Pictures do not belong in the output. Reproduce exactly the lines from the start of the records through the line with "const fontSize = 20;".

** Start of Entries supplied **

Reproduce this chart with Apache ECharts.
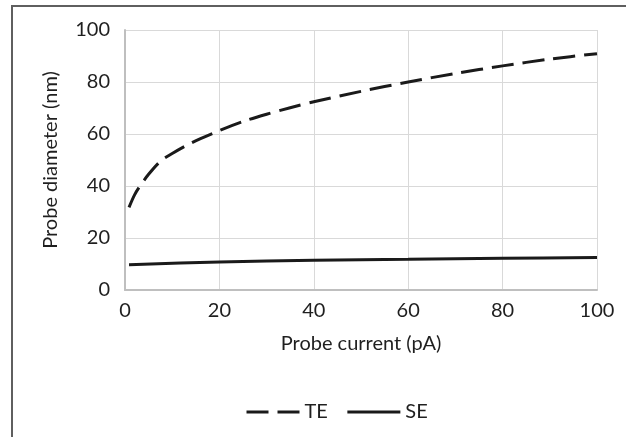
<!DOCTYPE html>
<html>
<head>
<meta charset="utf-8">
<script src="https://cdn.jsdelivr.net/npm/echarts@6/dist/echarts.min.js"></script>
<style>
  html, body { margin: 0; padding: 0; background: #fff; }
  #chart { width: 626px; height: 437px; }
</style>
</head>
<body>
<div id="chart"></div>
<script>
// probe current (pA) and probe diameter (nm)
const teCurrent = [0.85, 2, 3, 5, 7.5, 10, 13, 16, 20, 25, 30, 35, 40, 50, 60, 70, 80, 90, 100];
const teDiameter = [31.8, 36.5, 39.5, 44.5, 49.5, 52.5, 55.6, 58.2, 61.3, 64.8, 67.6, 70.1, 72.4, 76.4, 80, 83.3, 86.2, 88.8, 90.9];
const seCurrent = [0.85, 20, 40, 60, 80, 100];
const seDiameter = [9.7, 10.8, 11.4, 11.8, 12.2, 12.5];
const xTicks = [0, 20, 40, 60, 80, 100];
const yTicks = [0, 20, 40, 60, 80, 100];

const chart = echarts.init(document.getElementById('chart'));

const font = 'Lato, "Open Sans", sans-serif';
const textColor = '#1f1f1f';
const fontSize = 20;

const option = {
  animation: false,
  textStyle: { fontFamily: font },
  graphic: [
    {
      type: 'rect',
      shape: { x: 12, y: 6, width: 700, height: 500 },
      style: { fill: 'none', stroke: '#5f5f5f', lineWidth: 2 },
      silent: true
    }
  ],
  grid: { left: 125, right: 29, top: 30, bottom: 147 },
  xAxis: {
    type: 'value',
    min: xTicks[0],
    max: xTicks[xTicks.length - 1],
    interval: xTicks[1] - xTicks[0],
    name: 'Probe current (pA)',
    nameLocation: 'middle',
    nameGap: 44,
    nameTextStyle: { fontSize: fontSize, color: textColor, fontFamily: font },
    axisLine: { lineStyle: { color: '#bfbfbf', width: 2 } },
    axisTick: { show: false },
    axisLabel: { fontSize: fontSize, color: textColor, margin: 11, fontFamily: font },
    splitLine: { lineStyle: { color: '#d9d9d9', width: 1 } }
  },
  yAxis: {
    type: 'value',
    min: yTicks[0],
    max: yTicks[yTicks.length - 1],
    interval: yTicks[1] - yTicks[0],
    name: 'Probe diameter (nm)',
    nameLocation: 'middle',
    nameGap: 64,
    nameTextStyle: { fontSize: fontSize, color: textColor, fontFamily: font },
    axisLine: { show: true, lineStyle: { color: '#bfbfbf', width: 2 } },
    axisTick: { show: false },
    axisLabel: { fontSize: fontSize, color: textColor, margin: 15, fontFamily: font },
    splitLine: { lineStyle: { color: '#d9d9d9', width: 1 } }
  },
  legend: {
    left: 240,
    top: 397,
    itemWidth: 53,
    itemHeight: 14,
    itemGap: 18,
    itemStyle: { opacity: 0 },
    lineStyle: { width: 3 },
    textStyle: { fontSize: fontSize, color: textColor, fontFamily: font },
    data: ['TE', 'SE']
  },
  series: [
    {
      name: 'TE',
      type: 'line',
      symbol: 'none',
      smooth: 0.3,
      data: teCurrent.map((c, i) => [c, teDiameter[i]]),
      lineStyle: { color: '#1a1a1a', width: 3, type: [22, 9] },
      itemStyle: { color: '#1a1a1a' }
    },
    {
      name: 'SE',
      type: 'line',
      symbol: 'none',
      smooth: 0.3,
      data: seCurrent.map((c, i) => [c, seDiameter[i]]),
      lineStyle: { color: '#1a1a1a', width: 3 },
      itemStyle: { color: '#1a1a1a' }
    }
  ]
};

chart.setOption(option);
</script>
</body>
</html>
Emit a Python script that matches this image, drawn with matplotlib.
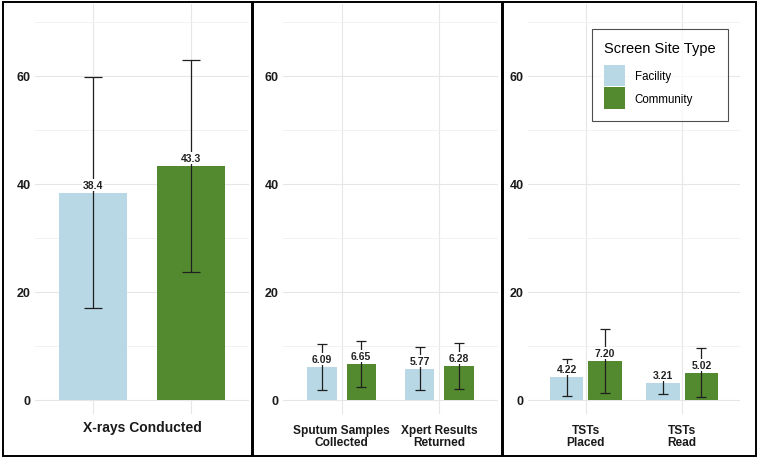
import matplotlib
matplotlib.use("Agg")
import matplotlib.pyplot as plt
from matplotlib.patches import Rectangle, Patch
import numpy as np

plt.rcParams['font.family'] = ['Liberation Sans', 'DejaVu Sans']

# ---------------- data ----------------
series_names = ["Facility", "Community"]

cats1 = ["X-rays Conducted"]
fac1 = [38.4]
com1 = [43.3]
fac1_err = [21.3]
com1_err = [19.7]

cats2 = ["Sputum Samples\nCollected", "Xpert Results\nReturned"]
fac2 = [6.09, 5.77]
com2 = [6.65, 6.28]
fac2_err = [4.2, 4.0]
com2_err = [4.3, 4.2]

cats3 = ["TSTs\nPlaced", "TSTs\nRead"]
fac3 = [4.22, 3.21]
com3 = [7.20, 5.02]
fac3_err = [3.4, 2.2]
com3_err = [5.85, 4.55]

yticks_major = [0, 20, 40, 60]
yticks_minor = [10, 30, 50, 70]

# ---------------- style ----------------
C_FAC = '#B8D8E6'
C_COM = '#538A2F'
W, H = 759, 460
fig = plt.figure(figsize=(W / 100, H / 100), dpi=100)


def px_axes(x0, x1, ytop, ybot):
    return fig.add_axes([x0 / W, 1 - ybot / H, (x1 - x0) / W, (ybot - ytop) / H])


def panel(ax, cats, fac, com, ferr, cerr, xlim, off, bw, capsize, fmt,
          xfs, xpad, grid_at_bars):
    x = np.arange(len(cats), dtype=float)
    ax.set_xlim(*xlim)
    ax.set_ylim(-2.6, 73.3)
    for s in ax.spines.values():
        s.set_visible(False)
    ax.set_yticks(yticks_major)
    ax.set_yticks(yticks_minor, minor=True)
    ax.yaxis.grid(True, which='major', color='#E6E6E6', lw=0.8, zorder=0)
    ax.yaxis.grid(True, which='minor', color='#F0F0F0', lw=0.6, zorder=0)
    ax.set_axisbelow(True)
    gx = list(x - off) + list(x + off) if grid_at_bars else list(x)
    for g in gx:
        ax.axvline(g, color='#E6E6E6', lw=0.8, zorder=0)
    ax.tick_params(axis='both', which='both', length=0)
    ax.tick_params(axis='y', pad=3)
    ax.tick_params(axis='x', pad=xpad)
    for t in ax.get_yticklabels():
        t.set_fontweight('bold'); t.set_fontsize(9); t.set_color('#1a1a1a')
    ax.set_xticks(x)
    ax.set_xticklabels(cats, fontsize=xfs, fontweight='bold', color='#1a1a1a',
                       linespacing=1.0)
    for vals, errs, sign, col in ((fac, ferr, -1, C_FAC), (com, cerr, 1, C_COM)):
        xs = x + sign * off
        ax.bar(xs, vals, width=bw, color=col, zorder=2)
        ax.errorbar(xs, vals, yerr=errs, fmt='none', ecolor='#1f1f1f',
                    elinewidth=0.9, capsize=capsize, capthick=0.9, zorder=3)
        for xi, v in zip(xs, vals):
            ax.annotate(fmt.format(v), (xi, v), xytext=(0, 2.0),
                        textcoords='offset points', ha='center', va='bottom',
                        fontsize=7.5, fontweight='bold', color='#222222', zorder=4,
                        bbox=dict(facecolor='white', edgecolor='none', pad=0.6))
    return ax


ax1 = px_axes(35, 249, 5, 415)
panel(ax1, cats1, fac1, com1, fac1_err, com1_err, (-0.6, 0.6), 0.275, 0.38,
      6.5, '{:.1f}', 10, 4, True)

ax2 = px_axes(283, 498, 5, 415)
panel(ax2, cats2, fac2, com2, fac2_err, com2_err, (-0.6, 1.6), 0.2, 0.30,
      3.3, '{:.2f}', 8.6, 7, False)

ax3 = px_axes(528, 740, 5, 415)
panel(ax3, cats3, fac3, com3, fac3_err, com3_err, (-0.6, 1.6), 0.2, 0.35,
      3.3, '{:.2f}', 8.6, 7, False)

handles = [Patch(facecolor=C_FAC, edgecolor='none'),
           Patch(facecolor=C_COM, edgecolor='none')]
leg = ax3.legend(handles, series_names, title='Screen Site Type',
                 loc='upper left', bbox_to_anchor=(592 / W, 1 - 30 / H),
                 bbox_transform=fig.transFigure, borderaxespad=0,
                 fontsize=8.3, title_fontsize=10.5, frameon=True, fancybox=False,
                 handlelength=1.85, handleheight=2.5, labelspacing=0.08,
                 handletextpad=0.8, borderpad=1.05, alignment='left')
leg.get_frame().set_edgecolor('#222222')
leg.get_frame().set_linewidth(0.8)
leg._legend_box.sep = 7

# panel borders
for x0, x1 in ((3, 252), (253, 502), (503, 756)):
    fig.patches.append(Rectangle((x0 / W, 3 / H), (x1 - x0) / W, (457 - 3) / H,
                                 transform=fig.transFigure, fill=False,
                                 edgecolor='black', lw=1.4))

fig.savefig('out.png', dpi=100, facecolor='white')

** End of Entries supplied **

* **Result of the task**:
Reproduce this chart with Apache ECharts.
<!DOCTYPE html>
<html>
<head>
<meta charset="utf-8">
<script src="https://cdn.jsdelivr.net/npm/echarts@6/dist/echarts.min.js"></script>
<style>
  html, body { margin: 0; padding: 0; background: #fff; }
  #chart { width: 626px; height: 437px; }
</style>
</head>
<body>
<div id="chart"></div>
<script>
// probe current (pA) and probe diameter (nm)
const teCurrent = [0.85, 2, 3, 5, 7.5, 10, 13, 16, 20, 25, 30, 35, 40, 50, 60, 70, 80, 90, 100];
const teDiameter = [31.8, 36.5, 39.5, 44.5, 49.5, 52.5, 55.6, 58.2, 61.3, 64.8, 67.6, 70.1, 72.4, 76.4, 80, 83.3, 86.2, 88.8, 90.9];
const seCurrent = [0.85, 20, 40, 60, 80, 100];
const seDiameter = [9.7, 10.8, 11.4, 11.8, 12.2, 12.5];
const xTicks = [0, 20, 40, 60, 80, 100];
const yTicks = [0, 20, 40, 60, 80, 100];

const chart = echarts.init(document.getElementById('chart'));

const font = 'Lato, "Open Sans", sans-serif';
const textColor = '#1f1f1f';
const fontSize = 20;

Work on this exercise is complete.